The proteomic toolbox for identification, quantification, and characterization of polyclonal antibodies

Abstract

SUMMARYRecent advances in proteomics and mass spectrometry facilitated the in-depth characterization of monoclonal antibodies and enabled innovative approaches for the quantification of polyclonal antibodies generated against numerous antigens. Human respiratory syncytial virus (RSV) is a contagious respiratory pathogen often manifested as a common cold infection in adults and more serious symptoms in infants and the elderly population.

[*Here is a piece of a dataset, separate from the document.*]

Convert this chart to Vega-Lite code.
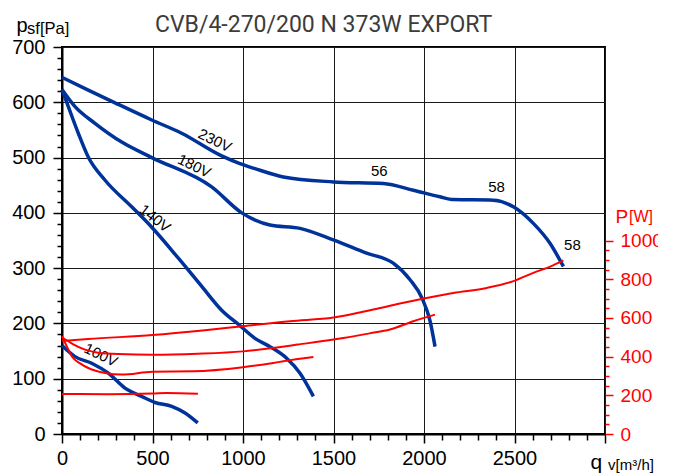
{
  "$schema": "https://vega.github.io/schema/vega-lite/v6.json",
  "width": 543,
  "height": 387,
  "autosize": {"type": "none"},
  "padding": {"left": 62, "top": 47, "right": 53, "bottom": 41},
  "background": "#ffffff",
  "config": {
    "view": {"stroke": "#000000", "strokeWidth": 2},
    "axis": {"labelFont": "Liberation Sans", "titleFont": "Liberation Sans", "titleFontWeight": "normal", "labelOverlap": false, "labelFlush": false, "labelBound": false}
  },
  "title": {
    "text": "CVB/4-270/200 N 373W EXPORT",
    "anchor": "start",
    "frame": "group",
    "dx": 93,
    "dy": 40,
    "offset": 0,
    "baseline": "alphabetic",
    "font": "Roboto",
    "fontSize": 23,
    "fontWeight": "normal",
    "color": "#3c3c3c"
  },
  "datasets": {
    "pressure": [
      {"series": "230V", "q": 0, "p": 645}, {"series": "230V", "q": 145, "p": 622}, {"series": "230V", "q": 293, "p": 599}, {"series": "230V", "q": 496, "p": 568}, {"series": "230V", "q": 661, "p": 544}, {"series": "230V", "q": 882, "p": 503}, {"series": "230V", "q": 983, "p": 489}, {"series": "230V", "q": 1066, "p": 480}, {"series": "230V", "q": 1223, "p": 465}, {"series": "230V", "q": 1499, "p": 456}, {"series": "230V", "q": 1775, "p": 453}, {"series": "230V", "q": 1941, "p": 441}, {"series": "230V", "q": 2088, "p": 429}, {"series": "230V", "q": 2162, "p": 424}, {"series": "230V", "q": 2383, "p": 423}, {"series": "230V", "q": 2494, "p": 411}, {"series": "230V", "q": 2604, "p": 381}, {"series": "230V", "q": 2696, "p": 345}, {"series": "230V", "q": 2770, "p": 303},
      {"series": "180V", "q": 0, "p": 623}, {"series": "180V", "q": 72, "p": 592}, {"series": "180V", "q": 182, "p": 562}, {"series": "180V", "q": 330, "p": 528}, {"series": "180V", "q": 496, "p": 500}, {"series": "180V", "q": 827, "p": 447}, {"series": "180V", "q": 993, "p": 400}, {"series": "180V", "q": 1149, "p": 378}, {"series": "180V", "q": 1315, "p": 372}, {"series": "180V", "q": 1499, "p": 351}, {"series": "180V", "q": 1683, "p": 327}, {"series": "180V", "q": 1830, "p": 309}, {"series": "180V", "q": 1923, "p": 279}, {"series": "180V", "q": 1990, "p": 245}, {"series": "180V", "q": 2033, "p": 205}, {"series": "180V", "q": 2061, "p": 158},
      {"series": "140V", "q": 0, "p": 623}, {"series": "140V", "q": 35, "p": 592}, {"series": "140V", "q": 90, "p": 544}, {"series": "140V", "q": 145, "p": 501}, {"series": "140V", "q": 238, "p": 459}, {"series": "140V", "q": 385, "p": 411}, {"series": "140V", "q": 496, "p": 374}, {"series": "140V", "q": 643, "p": 318}, {"series": "140V", "q": 772, "p": 267}, {"series": "140V", "q": 882, "p": 224}, {"series": "140V", "q": 983, "p": 196}, {"series": "140V", "q": 1066, "p": 173}, {"series": "140V", "q": 1149, "p": 158}, {"series": "140V", "q": 1241, "p": 137}, {"series": "140V", "q": 1315, "p": 110}, {"series": "140V", "q": 1389, "p": 68},
      {"series": "100V", "q": 0, "p": 160}, {"series": "100V", "q": 72, "p": 140}, {"series": "100V", "q": 164, "p": 128}, {"series": "100V", "q": 256, "p": 110}, {"series": "100V", "q": 348, "p": 83}, {"series": "100V", "q": 440, "p": 68}, {"series": "100V", "q": 514, "p": 57}, {"series": "100V", "q": 606, "p": 50}, {"series": "100V", "q": 680, "p": 38}, {"series": "100V", "q": 750, "p": 20}
    ],
    "power": [
      {"series": "230V", "q": 0, "w": 480}, {"series": "230V", "q": 145, "w": 491}, {"series": "230V", "q": 500, "w": 511}, {"series": "230V", "q": 790, "w": 536}, {"series": "230V", "q": 1000, "w": 557}, {"series": "230V", "q": 1260, "w": 583}, {"series": "230V", "q": 1500, "w": 602}, {"series": "230V", "q": 1720, "w": 643}, {"series": "230V", "q": 1867, "w": 674}, {"series": "230V", "q": 2000, "w": 700}, {"series": "230V", "q": 2162, "w": 729}, {"series": "230V", "q": 2346, "w": 755}, {"series": "230V", "q": 2494, "w": 790}, {"series": "230V", "q": 2604, "w": 833}, {"series": "230V", "q": 2700, "w": 866}, {"series": "230V", "q": 2770, "w": 897},
      {"series": "180V", "q": 0, "w": 500}, {"series": "180V", "q": 60, "w": 465}, {"series": "180V", "q": 127, "w": 436}, {"series": "180V", "q": 200, "w": 420}, {"series": "180V", "q": 311, "w": 413}, {"series": "180V", "q": 500, "w": 410}, {"series": "180V", "q": 750, "w": 415}, {"series": "180V", "q": 1000, "w": 427}, {"series": "180V", "q": 1167, "w": 445}, {"series": "180V", "q": 1300, "w": 462}, {"series": "180V", "q": 1500, "w": 488}, {"series": "180V", "q": 1700, "w": 520}, {"series": "180V", "q": 1812, "w": 540}, {"series": "180V", "q": 1941, "w": 583}, {"series": "180V", "q": 2061, "w": 617},
      {"series": "140V", "q": 0, "w": 505}, {"series": "140V", "q": 28, "w": 450}, {"series": "140V", "q": 54, "w": 402}, {"series": "140V", "q": 100, "w": 365}, {"series": "140V", "q": 145, "w": 341}, {"series": "140V", "q": 238, "w": 315}, {"series": "140V", "q": 330, "w": 307}, {"series": "140V", "q": 500, "w": 322}, {"series": "140V", "q": 727, "w": 324}, {"series": "140V", "q": 1000, "w": 345}, {"series": "140V", "q": 1167, "w": 367}, {"series": "140V", "q": 1223, "w": 376}, {"series": "140V", "q": 1389, "w": 398},
      {"series": "100V", "q": 0, "w": 207}, {"series": "100V", "q": 250, "w": 206}, {"series": "100V", "q": 500, "w": 209}, {"series": "100V", "q": 578, "w": 212}, {"series": "100V", "q": 751, "w": 208}
    ]
  },
  "resolve": {"scale": {"y": "independent"}, "axis": {"y": "independent"}},
  "layer": [
    {
      "layer": [
        {
          "data": {"name": "pressure"},
          "mark": {"type": "line", "color": "#00339a", "strokeWidth": 3.5, "interpolate": "monotone", "strokeCap": "butt"},
          "encoding": {
            "x": {
              "field": "q", "type": "quantitative",
              "scale": {"domain": [0, 3000], "nice": false, "zero": false},
              "axis": {
                "values": [0,100,200,300,400,500,600,700,800,900,1000,1100,1200,1300,1400,1500,1600,1700,1800,1900,2000,2100,2200,2300,2400,2500,2600,2700,2800,2900,3000],
                "tickCount": 1000,
                "format": "d",
                "labelExpr": "datum.value % 500 === 0 && datum.value < 3000 ? datum.label : ''",
                "tickSize": {"condition": {"test": "datum.value % 500 === 0", "value": 9}, "value": 6},
                "tickColor": "#000000", "tickWidth": 1.5,
                "domainColor": "#000000", "domainWidth": 2,
                "grid": true, "gridColor": "#1a1a1a", "gridWidth": 1,
                "gridOpacity": {"condition": {"test": "datum.value % 500 === 0", "value": 1}, "value": 0},
                "labelFontSize": 20, "labelColor": "#000000", "labelPadding": 5,
                "title": "q", "titleFontSize": 21, "titleColor": "#000000",
                "titleX": 528, "titleY": 34, "titleAlign": "left", "titleBaseline": "alphabetic", "titleAnchor": null
              }
            },
            "y": {
              "field": "p", "type": "quantitative",
              "scale": {"domain": [0, 700], "nice": false},
              "axis": {
                "orient": "left",
                "values": [0,20,40,60,80,100,120,140,160,180,200,220,240,260,280,300,320,340,360,380,400,420,440,460,480,500,520,540,560,580,600,620,640,660,680,700],
                "tickCount": 1000,
                "format": "d",
                "labelExpr": "datum.value % 100 === 0 ? datum.label : ''",
                "tickSize": {"condition": {"test": "datum.value % 100 === 0", "value": 9}, "value": 5},
                "tickColor": "#000000", "tickWidth": 1.5,
                "domainColor": "#000000", "domainWidth": 2,
                "grid": true, "gridColor": "#1a1a1a", "gridWidth": 1,
                "gridOpacity": {"condition": {"test": "datum.value % 100 === 0", "value": 1}, "value": 0},
                "labelFontSize": 20, "labelColor": "#000000", "labelPadding": 8,
                "title": "p", "titleFontSize": 20, "titleColor": "#000000", "titleAngle": 0,
                "titleX": -46, "titleY": -16, "titleAlign": "left", "titleBaseline": "alphabetic", "titleAnchor": null
              }
            },
            "detail": {"field": "series"}
          }
        },
        {
          "data": {"values": [{"label": "sf[Pa]", "q": -193, "p": 723}]},
          "mark": {"type": "text", "font": "Liberation Sans", "fontSize": 16.5, "align": "left", "baseline": "alphabetic", "color": "#000000"},
          "encoding": {"x": {"field": "q", "type": "quantitative"}, "y": {"field": "p", "type": "quantitative"}, "text": {"field": "label"}}
        },
        {
          "data": {"values": [{"label": "v[m³/h]", "q": 3017, "p": -66}]},
          "mark": {"type": "text", "font": "Liberation Sans", "fontSize": 15, "align": "left", "baseline": "alphabetic", "color": "#000000"},
          "encoding": {"x": {"field": "q", "type": "quantitative"}, "y": {"field": "p", "type": "quantitative"}, "text": {"field": "label"}}
        },
        {
          "data": {"values": [{"label": "[W]", "q": 3133, "p": 384}]},
          "mark": {"type": "text", "font": "Liberation Sans", "fontSize": 16, "align": "left", "baseline": "alphabetic", "color": "#ff0000"},
          "encoding": {"x": {"field": "q", "type": "quantitative"}, "y": {"field": "p", "type": "quantitative"}, "text": {"field": "label"}}
        },
        {
          "data": {"values": [{"label": "230V", "q": 845, "p": 531}, {"label": "180V", "q": 731, "p": 485}, {"label": "100V", "q": 215, "p": 143}]},
          "mark": {"type": "text", "font": "Liberation Sans", "fontSize": 15, "align": "center", "baseline": "middle", "angle": 26, "color": "#000000"},
          "encoding": {"x": {"field": "q", "type": "quantitative"}, "y": {"field": "p", "type": "quantitative"}, "text": {"field": "label"}}
        },
        {
          "data": {"values": [{"label": "140V", "q": 514, "p": 390}]},
          "mark": {"type": "text", "font": "Liberation Sans", "fontSize": 15, "align": "center", "baseline": "middle", "angle": 38, "color": "#000000"},
          "encoding": {"x": {"field": "q", "type": "quantitative"}, "y": {"field": "p", "type": "quantitative"}, "text": {"field": "label"}}
        },
        {
          "data": {"values": [{"label": "56", "q": 1753, "p": 476}, {"label": "58", "q": 2401, "p": 446}, {"label": "58", "q": 2820, "p": 341}]},
          "mark": {"type": "text", "font": "Liberation Sans", "fontSize": 15, "align": "center", "baseline": "middle", "color": "#000000"},
          "encoding": {"x": {"field": "q", "type": "quantitative"}, "y": {"field": "p", "type": "quantitative"}, "text": {"field": "label"}}
        }
      ]
    },
    {
      "data": {"name": "power"},
      "mark": {"type": "line", "color": "#ff0000", "strokeWidth": 2, "interpolate": "monotone"},
      "encoding": {
        "x": {"field": "q", "type": "quantitative"},
        "y": {
          "field": "w", "type": "quantitative",
          "scale": {"domain": [0, 2000], "nice": false},
          "axis": {
            "orient": "right",
            "values": [0,50,100,150,200,250,300,350,400,450,500,550,600,650,700,750,800,850,900,950,1000],
            "tickCount": 1000,
            "format": "d",
            "labelExpr": "datum.value % 200 === 0 ? datum.label : ''",
            "tickSize": {"condition": {"test": "datum.value % 200 === 0", "value": 8}, "value": 4},
            "tickColor": "#ff0000", "tickWidth": 1.5,
            "domain": false, "grid": false,
            "labelFontSize": 19, "labelColor": "#ff0000", "labelPadding": 7,
            "title": "P", "titleFontSize": 19, "titleColor": "#ff0000", "titleAngle": 0,
            "titleX": 10, "titleY": 175, "titleAlign": "left", "titleBaseline": "alphabetic", "titleAnchor": null
          }
        },
        "detail": {"field": "series"}
      }
    }
  ]
}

Here, we used a reference IgG1κ monoclonal antibody NISTmAb 8671 and its affinity interaction with an RSV fusion glycoprotein F as a model to develop the proteomic toolbox for identification, quantification, and characterization of polyclonal antibodies. Our toolbox integrated a variety of proteomic and mass spectrometry approaches for accurate mass measurements of antibody fragments, antibody digestion with the complimentary proteases (trypsin, asparaginase, and proalanase), immunoaffinity enrichments, and bottom-up or middle-down proteomics. We measured absolute concentrations of anti-RSV antibody isotypes and subclasses in 69 serum samples of healthy individuals and revealed IgG1 (2,580 ng/mL), IgA1 (280 ng/mL), and IgM (180 ng/mL) as the most abundant isotypes. Interestingly, we also identified the presence of IgG2 (74 ng/ml), IgG4 (4.9 ng/mL) and IgA2 (5.5 ng/mL) antibodies. Interactome measurements detected the consistent co-precipitation of C1q complement complexes. Repertoire profiling of the variable regions of polyclonal antibodies revealed the frequent use of IGHV3 subgroup genes, while IGHV5-51 was the most abundant single gene of the anti-RSV polyclonal antibody response. The presented toolbox will facilitate the in-depth characterization of polyclonal antibodies and pave the way to quantitative approaches in serological studies and precision immunology.